The fact that it is gives rise to wild speculation ranging from LeBron James' imminent departure from Cleveland to who knows where to coach Mike Brown's job being on the line. James isn't going anywhere but his 35,000 square-foot digs near Akron. He's going to be a Cavalier for a very long time.
The speculation on Brown, however, might have some legitimacy. Some Cleveland fans are painting him as the Cavaliers' version Marty Schottenheimer, the erstwhile Browns coach who rang up several successful regular seasons only to falter in the postseason.
But when you take a closer look at what's going down this season, then compare it to last season's playoff, several striking similarities surface.
Last season, the Cavs cakewalked through the first two rounds, sweeping Detroit and Atlanta, scoring double-digit victories in every game. Then they met the Orlando Magic in the Eastern Conference finals and we all know what happened there. If not ford a miracle James shot in game two, the Magic would have swept that series.
But last season, the Magic struggled to get to the conference finals, much like the Cavs have been struggling this season. The Magic trailed the Philadelphia 76ers, 2-1, in the opening round before winning the last three games. They also trailed Boston, 3-2, before taking the final two games, the last one in Boston.
This season, the Cavs are playing like the Magic did in the first two rounds last season, while the Magic have breezed past Charlotte and Atlanta this year with little or no trouble.

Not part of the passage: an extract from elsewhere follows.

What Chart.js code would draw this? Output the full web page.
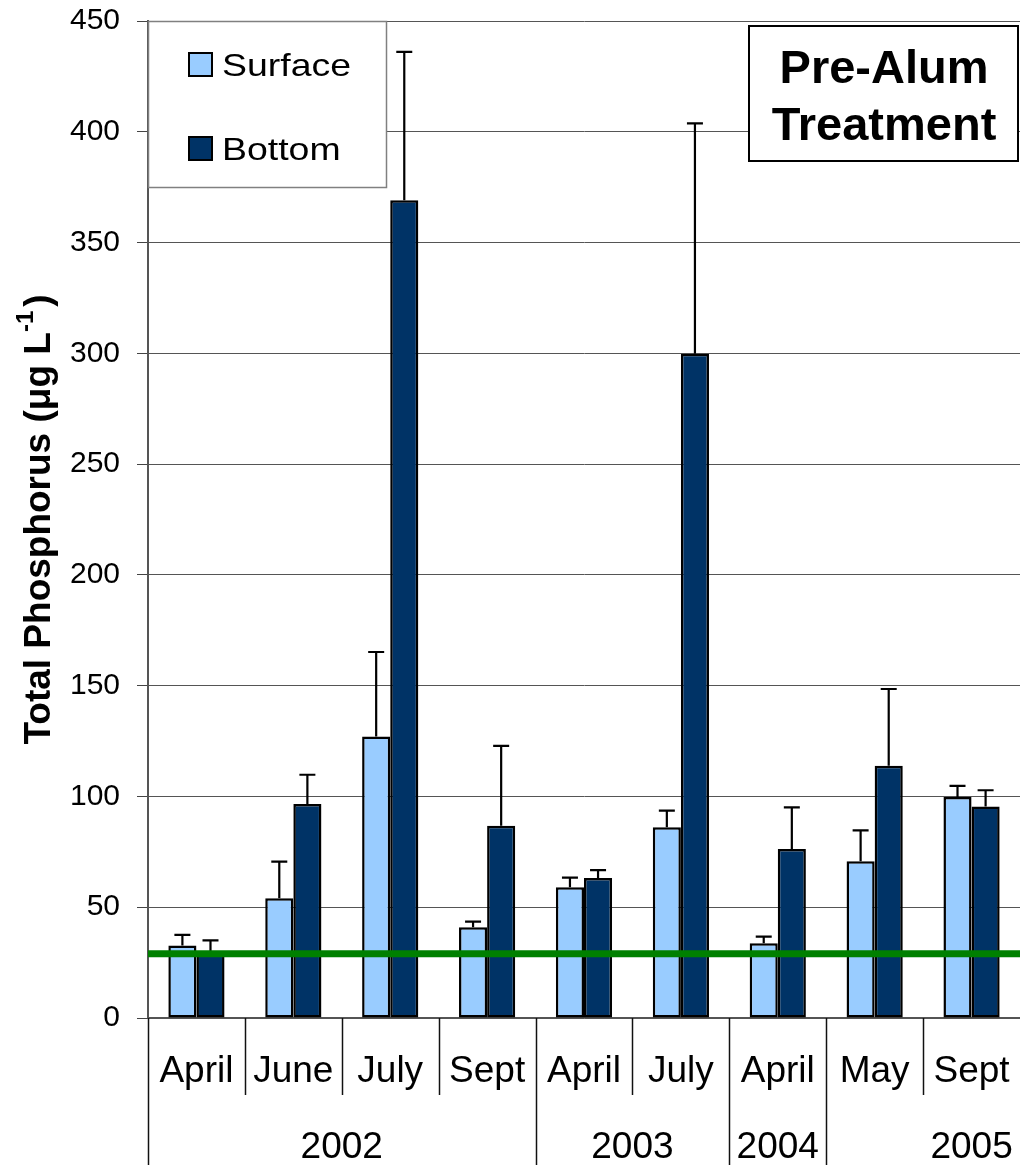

Much like Cleveland did last season. Eight up, eight down. Right now, Magic coach Stan Van Gundy knows exactly how Brown felt a year ago at this time.
The next two games will tell Cavs fans all they need to know about this team. The Celtics have exposed several soft spots in the Cleveland armor in three of the first four games. Emphasis on the word "soft".
As trite as this sounds, it's hard to disprove the notion that the Celtics have outworked -- and imposed their will on -- the Cavaliers. They have reached back for something extra when it counted the most and produced the series tie.
The Cavs have displayed a variety of emotional gears this season with James leading the charge. But if he continues to play in a comparatively passive (for him) manner and refuses to take charge early and often in the the next two games, the Cavs are done.
This is James' chance to finally show he can pull off what his idol, Michael Jordan, did with the Chicago Bulls. It took Jordan seven seasons to win an NBA title. This is James' seventh season.
LeBron knows what he has to do. The history books beckon for another shot or two of his greatness. He holds the fortunes of a franchise and the emotions of a starved (for a sports championship) city in his hands.
Dwight Howard and the Magic did it last season with some gritty play. Now it's LeBron's turn to show just how tough he and his teammates can be against the Celtics. That's the only way they have a shot at redemption for last season.